How to make an object type searchable?
by Neophytos Demetriou (k2pts\@cytanet.com.cy)
Making an object type searchable involves three steps:
- Choose the object type
- Implement FtsContentProvider
- Add triggers
Choose the object type
In most of the cases, choosing the object type is straightforward.
However, if your object type uses the content repository then you
should make sure that your object type is a subclass of the
"content_revision" class. You should also make sure all
content is created using that subclass, rather than simply create
content with the "content_revision" type.
- Object types that don't use the CR, can be specified using
acs_object_type__create_type
, but those that use the
CR need to use content_type__create_type
.
content_type__create_type
overloads
acs_object_type__create_type
and provides two views
for inserting and viewing content data, and the CR depends on these
views. - Whenever you call content_item__new, call it with
'content_revision' as the item_subtype and
'your_content_type' as the content_type.
Implement FtsContentProvider
FtsContentProvider is comprised of two abstract operations, namely
datasource
and url
. The specification for
these operations can be found in
packages/search/sql/postgresql/search-sc-create.sql
.
You have to implement these operations for your object type by
writing concrete functions that follow the specification. For
example, the implementation of datasource
for the
object type note
, looks like this:
ad_proc notes__datasource {
object_id
} {
\@author Neophytos Demetriou
} {
db_0or1row notes_datasource {
select n.note_id as object_id,
n.title as title,
n.body as content,
'text/plain' as mime,
'' as keywords,
'text' as storage_type
from notes n
where note_id = :object_id
} -column_array datasource
return [array get datasource]
}
When you are done with the implementation of
FtsContentProvider
operations, you should let the
system know of your implementation. This is accomplished by an SQL
file which associates the implementation with a contract name. The
implementation of FtsContentProvider
for the object
type note
looks like:
select acs_sc_impl__new(
'FtsContentProvider', -- impl_contract_name
'note', -- impl_name
'notes' -- impl_owner_name
);
You should adapt this association to reflect your implementation.
That is, change impl_name
with your object type and
the impl_owner_name
to the package key. Next, you have
to create associations between the operations of
FtsContentProvider
and your concrete functions.
Here's how an association between an operation and a concrete
function looks like:
select acs_sc_impl_alias__new(
'FtsContentProvider', -- impl_contract_name
'note', -- impl_name
'datasource', -- impl_operation_name
'notes__datasource', -- impl_alias
'TCL' -- impl_pl
);
Again, you have to make some changes. Change the
impl_name
from note
to your object type
and the impl_alias
from notes__datasource
to the name that you gave to the function that implements the
operation datasource
.
Add triggers
If your object type uses the content repository to store its items,
then you are done. If not, an extra step is required to inform the
search_observer_queue of new content items, updates or deletions.

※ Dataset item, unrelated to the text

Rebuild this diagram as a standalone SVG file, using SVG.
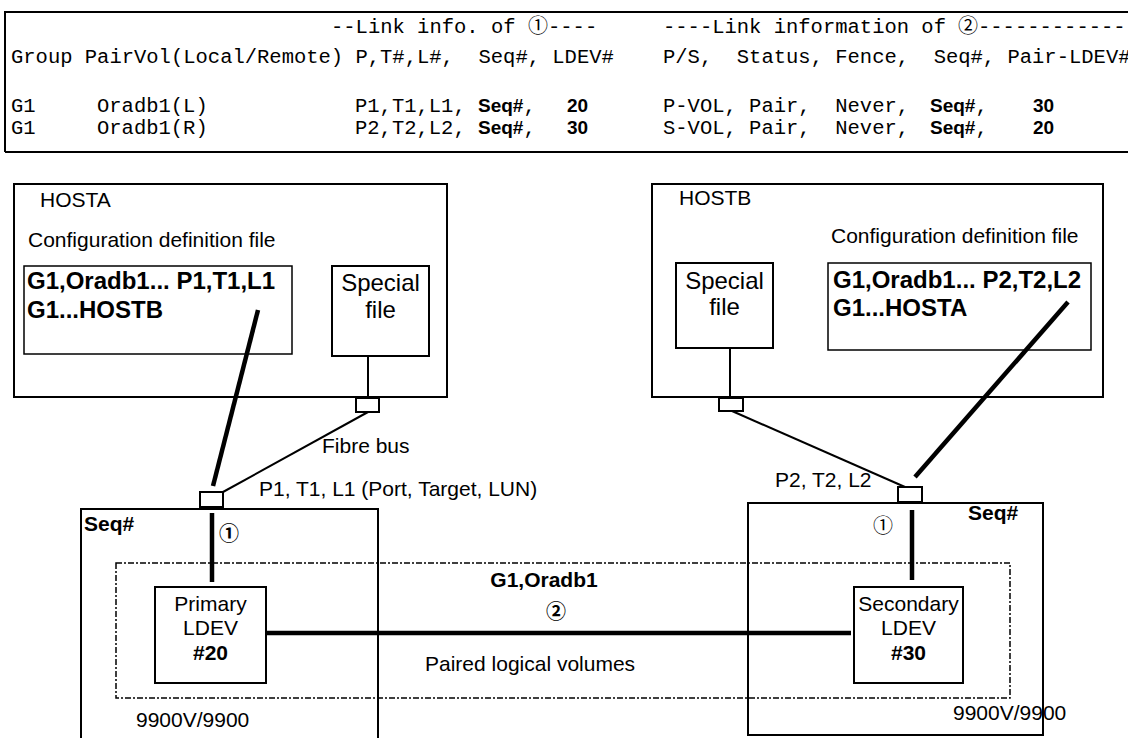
<svg xmlns="http://www.w3.org/2000/svg" width="1128" height="738" viewBox="0 0 1128 738">
<style>
  .mono{font-family:"Liberation Mono","Courier New",monospace;font-size:20.5px;fill:#000;white-space:pre}
  .mb{font-family:"Liberation Sans",Arial,sans-serif;font-weight:bold;font-size:19px;fill:#000}
  .lbl{font-family:"Liberation Sans",Arial,sans-serif;font-size:21px;fill:#000}
  .lblb{font-family:"Liberation Sans",Arial,sans-serif;font-size:21px;font-weight:bold;fill:#000}
  .big{font-family:"Liberation Sans",Arial,sans-serif;font-size:24px;fill:#000}
  .bigb{font-family:"Liberation Sans",Arial,sans-serif;font-size:24px;font-weight:bold;fill:#000}
  .circ{font-family:"Noto Sans CJK JP","DejaVu Sans",sans-serif;font-size:20px;fill:#000}
  .mid{text-anchor:middle}
  .box{fill:none;stroke:#000;stroke-width:2}
  .thin{fill:none;stroke:#000;stroke-width:1.5}
  .port{fill:#fff;stroke:#000;stroke-width:2}
  .wire{stroke:#000;stroke-width:2;fill:none}
  .thick{stroke:#000;stroke-width:4.5;fill:none}
  .dot{fill:none;stroke:#000;stroke-width:1.5;stroke-dasharray:6 2 2 2}
</style>
<rect width="1128" height="738" fill="#fff"/>

<g id="table">
  <path d="M5,152 V12 H1128" class="box" stroke-width="2.5"/>
  <line x1="5" y1="152" x2="1128" y2="152" class="box" stroke-width="2.5"/>
  <text class="mono" x="331" y="33">--Link info. of </text>
  <text class="circ" x="528" y="33">①</text>
  <text class="mono" x="548" y="33">----</text>
  <text class="mono" x="663" y="33">----Link information of </text>
  <text class="circ" x="958" y="33">②</text>
  <text class="mono" x="978" y="33">-------------</text>
  <text class="mono" x="11" y="63">Group PairVol(Local/Remote) P,T#,L#,  Seq#, LDEV#    P/S,  Status, Fence,  Seq#, Pair-LDEV#</text>
  <text class="mono" x="11" y="112">G1</text>
  <text class="mono" x="97" y="112">Oradb1(L)</text>
  <text class="mono" x="355" y="112">P1,T1,L1,</text>
  <text x="478" y="112"><tspan class="mb">Seq#</tspan><tspan class="mono">,</tspan></text>
  <text class="mb" x="567" y="112">20</text>
  <text class="mono" x="663" y="112">P-VOL, Pair,  Never,</text>
  <text x="930" y="112"><tspan class="mb">Seq#</tspan><tspan class="mono">,</tspan></text>
  <text class="mb" x="1033" y="112">30</text>
  <text class="mono" x="11" y="134">G1</text>
  <text class="mono" x="97" y="134">Oradb1(R)</text>
  <text class="mono" x="355" y="134">P2,T2,L2,</text>
  <text x="478" y="134"><tspan class="mb">Seq#</tspan><tspan class="mono">,</tspan></text>
  <text class="mb" x="567" y="134">30</text>
  <text class="mono" x="663" y="134">S-VOL, Pair,  Never,</text>
  <text x="930" y="134"><tspan class="mb">Seq#</tspan><tspan class="mono">,</tspan></text>
  <text class="mb" x="1033" y="134">20</text>
</g>

<g id="hostA">
  <rect x="14" y="184" width="433" height="213" class="box"/>
  <text class="lbl" x="40" y="207">HOSTA</text>
  <text class="lbl" x="28" y="247">Configuration definition file</text>
  <rect x="24" y="266" width="268" height="88" class="thin"/>
  <text class="bigb" x="27" y="289">G1,Oradb1... P1,T1,L1</text>
  <text class="bigb" x="27" y="318">G1...HOSTB</text>
</g>
<g id="hostA-special">
  <rect x="332" y="266" width="97" height="90" class="box"/>
  <text class="big mid" x="380.5" y="291">Special</text>
  <text class="big mid" x="380.5" y="318">file</text>
</g>
<g id="hostA-port">
  <rect x="356" y="398" width="23" height="14" class="port"/>
</g>

<g id="hostB">
  <rect x="652" y="184" width="451" height="213" class="box"/>
  <text class="lbl" x="679" y="205">HOSTB</text>
  <text class="lbl" x="831" y="243">Configuration definition file</text>
  <rect x="828" y="263" width="263" height="87" class="thin"/>
  <text class="bigb" x="833" y="288">G1,Oradb1... P2,T2,L2</text>
  <text class="bigb" x="833" y="316">G1...HOSTA</text>
</g>
<g id="hostB-special">
  <rect x="676" y="263" width="97" height="85" class="box"/>
  <text class="big mid" x="724.5" y="289">Special</text>
  <text class="big mid" x="724.5" y="315">file</text>
</g>
<g id="hostB-port">
  <rect x="719" y="398" width="24" height="13" class="port"/>
</g>

<g id="pair-group">
  <rect x="116" y="563" width="894" height="135" class="dot"/>
  <text class="lblb mid" x="544" y="587">G1,Oradb1</text>
  <text class="circ mid" x="556" y="619" font-weight="bold">②</text>
  <text class="lbl" x="425" y="671">Paired logical volumes</text>
</g>

<g id="storage-left">
  <path d="M81,742 V509 H378 V742" class="box"/>
  <text class="lblb" x="84" y="531">Seq#</text>
  <text class="circ mid" x="229" y="541" font-weight="bold">①</text>
  <text class="lbl" x="136" y="727">9900V/9900</text>
</g>
<g id="port-left">
  <rect x="200" y="492" width="23" height="15" class="port"/>
</g>
<g id="primary-ldev">
  <rect x="155" y="587" width="111" height="96" class="box"/>
  <text class="lbl mid" x="210.5" y="611">Primary</text>
  <text class="lbl mid" x="210.5" y="635">LDEV</text>
  <text class="lblb mid" x="210.5" y="660">#20</text>
</g>

<g id="storage-right">
  <rect x="748" y="503" width="295" height="232" class="box"/>
  <text class="lblb" x="968" y="520">Seq#</text>
  <text class="circ mid" x="883" y="533">①</text>
  <text class="lbl" x="953" y="720">9900V/9900</text>
</g>
<g id="port-right">
  <rect x="898" y="487" width="24" height="15" class="port"/>
</g>
<g id="secondary-ldev">
  <rect x="854" y="587" width="109" height="96" class="box"/>
  <text class="lbl mid" x="908.5" y="611">Secondary</text>
  <text class="lbl mid" x="908.5" y="635">LDEV</text>
  <text class="lblb mid" x="908.5" y="660">#30</text>
</g>

<g id="connectors">
  <line x1="368" y1="356" x2="368" y2="398" class="wire"/>
  <line x1="730" y1="348" x2="730" y2="398" class="wire"/>
  <line x1="368" y1="412" x2="223" y2="492" class="wire"/>
  <line x1="732" y1="411" x2="905" y2="487" class="wire"/>
  <line x1="258" y1="310" x2="213" y2="486" class="thick"/>
  <line x1="1068" y1="302" x2="915" y2="477" class="thick"/>
  <line x1="212" y1="513" x2="212" y2="582" class="thick"/>
  <line x1="912" y1="510" x2="912" y2="580" class="thick"/>
  <line x1="266" y1="633" x2="851" y2="633" class="thick" stroke-width="5.5"/>
  <text class="lbl" x="322" y="453">Fibre bus</text>
  <text class="lbl" x="259" y="496">P1, T1, L1 (Port, Target, LUN)</text>
  <text class="lbl" x="775" y="487">P2, T2, L2</text>
</g>
</svg>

We do this by adding triggers on the table that stores the content
items of your object type. Here's how that part looks like for
note
.
create function notes__itrg ()
returns opaque as $$
begin
perform search_observer__enqueue(new.note_id,'INSERT');
return new;
end;
$$ language plpgsql;
create function notes__dtrg ()
returns opaque as $$
begin
perform search_observer__enqueue(old.note_id,'DELETE');
return old;
end;
$$ language plpgsql;
create function notes__utrg ()
returns opaque as $$
begin
perform search_observer__enqueue(old.note_id,'UPDATE');
return old;
end;
$$ language plpgsql;
create trigger notes__itrg after insert on notes
for each row execute procedure notes__itrg ();
create trigger notes__dtrg after delete on notes
for each row execute procedure notes__dtrg ();
create trigger notes__utrg after update on notes
for each row execute procedure notes__utrg ();
Questions & Answers
- Q: If content is some binary file (like a pdf file stored in
file storage, for example), will the content still be
indexable/searchable?
A: For each mime type we require some type of handler. Once the
handler is available, i.e. pdf2txt, it is very easy to incorporate
support for that mime type into the search package. Content items
with unsupported mime types will be ignored by the indexer.
- Q: Can the search package handle lobs and files?
A: Yes, the search package will convert everything into text based
on the content and storage_type attributes. Here is the convention
to use while writing the implementation of datasource:
- Content is a filename when storage_type='file'.
- Content is a lob id when storage_type='lob'.
- Content is text when storage_type='text'.